One of those days...
When things don't turn out so great.
I've been sort of lonely and depressed for a while now, with no one really to talk to, and today I discovered I'm probably also homesick, but it got a little better after I talked to my sister and brother online (god, my brother is ONLINE. How time flies).
But I can't shake the feeling that something bad happened to a friend, and in two words: it sucks. I sit here and I feel pretty helpless and stupid, because I don't really know what's going on or what to do. The person probably needs privacy, but I never know when's the right time to give and when's the right time to be a little forward. Throughout it all I keep wondering if I'm just being really selfish in some way, or really petty because I want people to depend on me, but to be honest, who says I'm dependable? Maybe in the eyes of my friends I'm just annoying and...well, annoying. Not really someone you open up to, not really someone you look forward to seeing, but someone you just feel obligated to talk to because you've named me "friend."

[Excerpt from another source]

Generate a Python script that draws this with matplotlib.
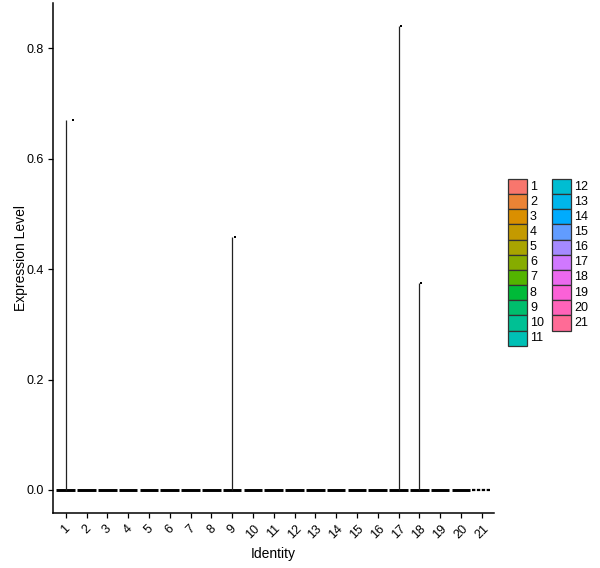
import numpy as np
import matplotlib
matplotlib.use("Agg")
import matplotlib.pyplot as plt
from matplotlib.patches import Rectangle

plt.rcParams['font.family'] = ['Liberation Sans', 'DejaVu Sans']

# Identity groups (clusters) and the highest expression value in each one
groups = list(range(1, 22))
group_labels = [str(g) for g in groups]
max_expr = [0.670, 0, 0, 0, 0, 0, 0, 0, 0.459, 0, 0, 0, 0, 0, 0, 0, 0.841, 0.3755, 0, 0, 0]

# jittered points that stand out above zero
spike_groups = [1, 9, 17, 18]
spike_values = [0.670, 0.459, 0.841, 0.3755]
spike_jitter = [0.35, 0.12, 0.11, 0.07]

yticks = [0.0, 0.2, 0.4, 0.6, 0.8]


def hcl_hex(h, c=100, l=65):
    # ggplot2 style hue colour (polar Luv -> sRGB)
    hr = np.deg2rad(h)
    u = c * np.cos(hr)
    v = c * np.sin(hr)
    Xn, Yn, Zn = 95.047, 100.0, 108.883
    un = 4 * Xn / (Xn + 15 * Yn + 3 * Zn)
    vn = 9 * Yn / (Xn + 15 * Yn + 3 * Zn)
    Y = Yn * ((l + 16) / 116) ** 3
    up = u / (13 * l) + un
    vp = v / (13 * l) + vn
    X = 9 * Y * up / (4 * vp)
    Z = Y * (12 - 3 * up - 20 * vp) / (4 * vp)
    xyz = np.array([X, Y, Z]) / 100
    M = np.array([[3.2404542, -1.5371385, -0.4985314],
                  [-0.9692660, 1.8760108, 0.0415560],
                  [0.0556434, -0.2040259, 1.0572252]])
    rgb = np.clip(M @ xyz, 0, 1)
    rgb = np.where(rgb <= 0.0031308, 12.92 * rgb, 1.055 * rgb ** (1 / 2.4) - 0.055)
    return tuple(np.clip(rgb, 0, 1))


hues = np.linspace(15, 375, len(groups) + 1)[:-1]
colors = [hcl_hex(h) for h in hues]

fig = plt.figure(figsize=(6, 5.68), dpi=100)
ax = fig.add_axes([0.0887, 0.0968, 0.735, 0.898])

g = np.array(groups, dtype=float)
mx = np.array(max_expr)

# flat violins at zero
ax.hlines(np.zeros(len(g) - 1), g[:-1] - 0.45, g[:-1] + 0.45, colors='black', lw=2.1)
ax.hlines([0], g[-1:] - 0.45, g[-1:] + 0.45, colors='black', lw=1.6,
          linestyles=[(0, (1.5, 0.7))])
# thin violin tails up to the max value
has = mx > 0
ax.vlines(g[has], 0, mx[has], colors='#222222', lw=0.9)
# jitter points
ax.plot(np.array(spike_groups) + np.array(spike_jitter), spike_values, 's',
        color='black', ms=2.0, mew=0)

ax.set_xlim(0.4, 21.6)
ax.set_ylim(-0.042, 0.8825)
ax.set_xticks(groups)
ax.set_xticklabels(group_labels, rotation=45, fontsize=9)
ax.set_yticks(yticks)
ax.set_yticklabels([f"{t:.1f}" for t in yticks], fontsize=9)
ax.tick_params(length=3.5, width=0.9, colors='black')
for s in ['top', 'right']:
    ax.spines[s].set_visible(False)
for s in ['left', 'bottom']:
    ax.spines[s].set_linewidth(1.1)
ax.set_xlabel("Identity", fontsize=10, labelpad=4)
ax.set_ylabel("Expression Level", fontsize=10, labelpad=-1)

# legend drawn in figure pixel space
lax = fig.add_axes([0, 0, 1, 1])
lax.set_xlim(0, 600)
lax.set_ylim(568, 0)
lax.axis('off')
row_h = 15.15
for i, (lab, col) in enumerate(zip(group_labels, colors)):
    c = 0 if i < 11 else 1
    r = i if i < 11 else i - 11
    kx = 508 if c == 0 else 552
    ky = 179 + r * row_h
    lax.add_patch(Rectangle((kx, ky), 18.5, row_h, facecolor=col,
                            edgecolor='#333333', lw=0.9))
    lax.text(kx + 22, ky + row_h / 2, lab, fontsize=9, va='center', ha='left')

fig.savefig("out.png", dpi=100)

...I think I've just named my worst fear. Should definitely talk about something else. *paces around and thinks*
...I've rediscovered a love for chocolate shakes. In fact, I really want one right now right now right now, even though the utilities bill is through the roof due to a stinking leaky toilet, and I should save money. A chocolate shake would be so nice after such a...bad day. Yeah, I guess today qualifies as a bad day. Days aren't really bad or good depending on what happens in it, but depending on what your mindset is when you're faced with what happens.
I've been drawing a lot too, and writing crap. I wouldn't say I'm drawing crap because I actually like what I'm drawing, but story-wise...@_@ Majo's b-day present is looming over my head. I hope she would like non-SR stuff too, because I am SO stuck on so many things.@___@
And on that happier note, good night all.
Gates of Horn
Monday, July 12, 2004
Sunday, July 11, 2004
Beauty
I saw a moth today.
But it wasn't just any moth. This thing was the size of my palm (about 3 inches), and god, it was beautiful, all oranges and yellows, with spots and stripes like something straight out of a kid's crayon doodles. The more I think about it, the more it makes me want to cry. We wanted a camera to capture it, but we couldn't manage to find one in time before it flew away. It was magic, so big and surreal and just bursting with color, and it was just sitting there, letting us watch it. And you know, it occurs to me, most people don't associate moths with beauty, they do that with butterflies. A moth isn't like a butterfly, which is sort of flimsy and dreamy with paper-thin wings and skinny body. It's kind of...ethereal. A moth is solid and sturdy, more down to earth. Yet I'm left here, feeling like I saw a piece of heaven.